Prisoner: Lev Kopelev
“It was unbearably hot and stuffy. We sat on the floor in our underpants. We were all thirsty. The [toilet] bucket could be carried out only when it was full to the brim. There was no shortage of volunteers for the malodorous task: they could stop by a water faucet outside. On the third day there was still no bread. The shouts and wails were louder than ever and the reports of automatic rifle fire more frequent. ‘Shot three of them today,’ said one of the guards who brought us the midday meal.

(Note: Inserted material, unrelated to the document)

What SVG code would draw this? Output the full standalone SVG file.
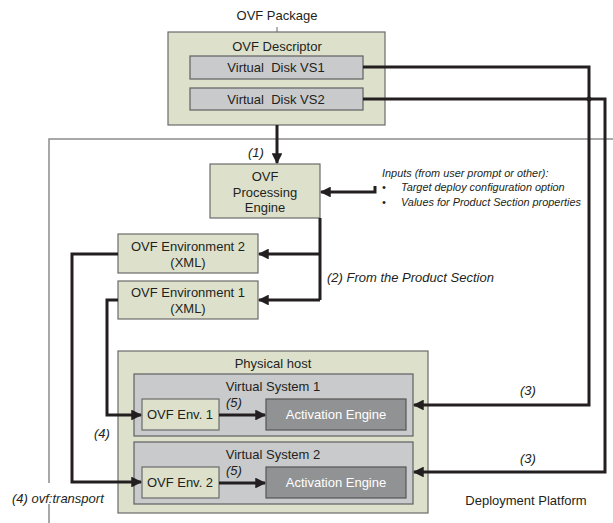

He explained that there was no bread because the bakery had burned down, and they were waiting for bread from another bakery.”
Dehumanization
The indignities visited on prisoners did not stop with the hunger and the cold. Prisoners were frequently reminded that even their bodies were no longer their own.
Former prisoner Nadezhda Grankina recalled the indignities experienced by women arriving at a prison in Suzdal:
In the middle [of the cell], opposite the peephole, stood a table. Fifteen of us were called in. The duty officer came in and announced that anyone who attempted to resist would be severely punished…In came two women in uniform, who began to search us. They looked in our hair, inside our mouths, and between our toes and fingers. Then they ordered us to get dressed again and left. Two other women guards came in. One was wearing a rubber sheath on one of her fingers, and the other was carrying a glass with liquid in it. ’Take off your underpants and lie down,’ one of them said. Horrified, we huddled like sheep in a corner, not saying a word and trying to hide behind each other. Finally a young Austrian [female prisoner] spoke up: ’Oh, this is nothing to be afraid of,’ she declared defiantly, and lay down on the table opposite the peephole. The cover on the peephole continually scraped open and shut. A vaginal search: we also had to endure that. All of us had been brought there from maximum security prisons, and none of us could possibly have had anything illegal to hide. This was a simple act of barbarism.